As Durham moves closer to deciding on a new mayor, I want to honor the current Durham mayor, Elaine O’Neal. O’Neal announced on June 23rd that she would not run for reelection to focus on her family, according to ABC Channel 11 News.
O’Neal is a lifelong Durhamite who experienced Durham from every life aspect. She grew up in a low-income, black neighborhood in the West End. O’Neal received a B.S. in Math and a Juris Doctor in Law from North Carolina Central University. She served her community in her profession for the betterment of her community as a district court judge and in the political arena.
She became the first African-American female mayor elected to her hometown in 2021, preceded by Steve Schewel.
O’Neal also made history of “first” in other ways throughout her profession. O’Neal made history as the first female Chief District Court judge in Durham County while serving as a judge of the North Carolina District Court from 1994 to 2011. From 2011 to 2018, she presided over the North Carolina Superior Court as the first female judge in Durham County.
BULL CITY STRONG
She has a heart of gold when it comes to service. She translates that as mayor to make her hometown a better place to live, work, and play. She references her upbringing in the West End community of neighbors looking out for neighbors. She brought the community to the round table for the furtherance of Durham. “It’s going to take the community as a whole to make this city great,” O’Neal states.
She worked diligently with the city council to find some common ground for forward movement on topics such as crime, housing, and economic prosperity, to name a few, to make Bull City strong. She delivered her annual “State of the City” speeches, highlighting community action on gun violence, public safety, the housing crisis, federal funding on public transit upgrades, affordable housing units coming to Durham, economic prosperity, the city’s initiative to support small and minority-owned businesses, and employing over 700 youth through the YouthWork program.
For the first 6–9 months of her tenure, the Durham City Council body did a deep dive review of Durham housing from inside and outside. They met with professionals in the housing arena—realtors and non-profit organizations—to get a thorough understanding of housing and ways to build partnerships to build and renovate housing.
“Every other week in our work sessions, we had presentations on housing. The city had their play in it as well. We partnered with the county by using our ARPA (American Rescue Plan Act) funds to build affordable housing units from the ground up,” O’Neal states.
She, along with the city council body and staff, work collectively through strategic, in-depth measures through the Strategic Plan for the future betterment of Durhamites. Those initiatives and goals included crime reduction, collaboration to create an innovative workforce, promoting economic prosperity, community cohesiveness, addressing the housing crisis, and a sustainable natural-built environment to enhance the quality of life for Durhamites. Click on the link to see an in-depth overview of the city’s strategic plan.

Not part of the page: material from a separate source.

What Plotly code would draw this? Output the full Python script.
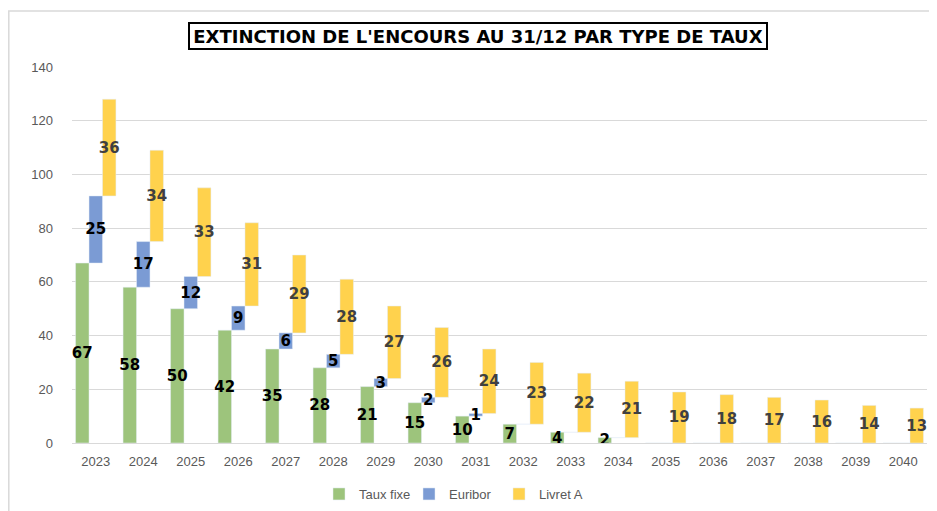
import plotly.graph_objects as go

years = [str(y) for y in range(2023, 2041)]
taux_fixe = [67, 58, 50, 42, 35, 28, 21, 15, 10, 7, 4, 2, 0, 0, 0, 0, 0, 0]
euribor = [25, 17, 12, 9, 6, 5, 3, 2, 1, 0, 0, 0, 0, 0, 0, 0, 0, 0]
livret_a = [36, 34, 33, 31, 29, 28, 27, 26, 24, 23, 22, 21, 19, 18, 17, 16, 14, 13]

base_eur = taux_fixe
base_liv = [f + e for f, e in zip(taux_fixe, euribor)]

def lab(vals):
    return [str(v) if v else "" for v in vals]

# page body has an 8px margin: figure drawn from (8, 8) of the window
W, H = 929, 503
L, T, R, B = 64, 59, 10, 68
PW = W - L - R
PH = H - T - B

def px(x):  # window x -> paper x
    return (x - 8 - L) / PW

def py(y):  # window y -> paper y
    return (H - B - (y - 8)) / PH

label_font = "DejaVu Sans"
fig = go.Figure()
fig.add_bar(x=years, y=taux_fixe, name="Taux fixe", marker_color="#9dc47c",
            text=lab(taux_fixe), textposition="inside", insidetextanchor="middle",
            textangle=0, constraintext="none",
            textfont=dict(family=label_font, size=15, color="#000000", weight="bold"))
fig.add_bar(x=years, y=euribor, base=base_eur, name="Euribor", marker_color="#7b9bd4",
            text=lab(euribor), textposition="inside", insidetextanchor="middle",
            textangle=0, constraintext="none",
            textfont=dict(family=label_font, size=15, color="#000000", weight="bold"))
fig.add_bar(x=years, y=livret_a, base=base_liv, name="Livret A", marker_color="#ffd24d",
            text=lab(livret_a), textposition="inside", insidetextanchor="middle",
            textangle=0, constraintext="none",
            textfont=dict(family=label_font, size=15, color="#404040", weight="bold"))

fig.update_layout(
    width=W, height=H,
    margin=dict(l=L, r=R, t=T, b=B, autoexpand=False),
    paper_bgcolor="white", plot_bgcolor="white",
    barmode="group", bargap=0.15, bargroupgap=0,
    font=dict(family="Liberation Sans", size=13, color="#595959"),
    showlegend=True,
    legend=dict(orientation="h", x=px(319), xanchor="left", y=py(494), yanchor="middle",
                font=dict(size=13, color="#595959"), entrywidth=45, entrywidthmode="pixels",
                traceorder="normal", itemwidth=30),
    xaxis=dict(type="category", showgrid=False, showline=True, linecolor="#d9d9d9",
               linewidth=1, ticks="", ticklabelstandoff=6,
               tickfont=dict(size=13, color="#595959")),
    yaxis=dict(range=[0, 140], dtick=20, showgrid=True, gridcolor="#d9d9d9", gridwidth=1,
               zeroline=False, showline=False, ticks="", ticklabelstandoff=18,
               tickfont=dict(size=13, color="#595959")),
    shapes=[dict(type="rect", xref="paper", yref="paper",
                 x0=px(8.8), x1=px(960), y0=py(530), y1=py(11),
                 line=dict(color="#d9d9d9", width=1.5), fillcolor="rgba(0,0,0,0)", layer="below")],
    annotations=[dict(text="<b>EXTINCTION DE L'ENCOURS AU 31/12 PAR TYPE DE TAUX</b>",
                      xref="paper", yref="paper", x=px(478), y=py(35.5),
                      xanchor="center", yanchor="middle", showarrow=False,
                      font=dict(family="DejaVu Sans", size=18, color="#000000"),
                      bordercolor="#000000", borderwidth=2, borderpad=2,
                      bgcolor="white", width=572, height=20)],
)

fig.write_html("out.html")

In 2022, O’Neal was one of the 40 mayors worldwide picked through the Bloomberg Harvard City Leadership Initiative for legacy cities to bring together and focus on specific projects and needs for city improvement. She uses the project to concentrate on housing and the justice-involved.
She publicly addressed tough conversations on gun violence, which personally affected her, and the root cause behind it, especially among the youth. She believes in the importance of going into those neighborhoods, especially in our marginalized neighborhoods and talking to community and faith-based leaders about the mental health crisis and gun violence.
Additionally, she spoke on News Nation Town Hall with Chris Cuomo to discuss the interconnection between crime and the housing crisis.
“It all comes down to really one basic thing in my mind that we have to address if we’re going to deal with these issues: housing. There’s a housing crisis. When people do not have a place to live that is safe and where they can begin to have a life, you create a life where you are. And then we don’t have a housing crisis in terms of stock; we have an affordability crisis, and people got to realize that,” she stated during the town hall with Cuomo.
As a child, she never envisioned herself as the mayor of her hometown. God directed her path toward public service after she realized that becoming an engineer wasn’t for her. Her love for people allowed her to develop her faith, which evolved into a community leader who gratefully accepted the opportunity to serve her hometown on a larger platform. “I’m here to do God’s purpose in my life,” O’Neal shared.
HEART FOR SERVICE
The Durham native considers herself a public servant before she considers herself a politician, which makes it her mission to serve her community.
Her upbringing in Bull City has also made her into the woman she is now. Being a public servant is a lifestyle for O’Neal. She describes it as a natural extension of her lifestyle to be out in the community.
“I consider myself the child of the most-high God doing what God assigned me to do. Our assignment is to go into the community and be a public servant. It’s a natural part of what I have been trained and called to do,” O’Neal states.
Seeing Durham in every aspect helped her execute plans during her term that God had called her to make her hometown a better place. O’Neal served her role passionately, staying Bull City strong to create a better Durham for citizens to live, work, and play.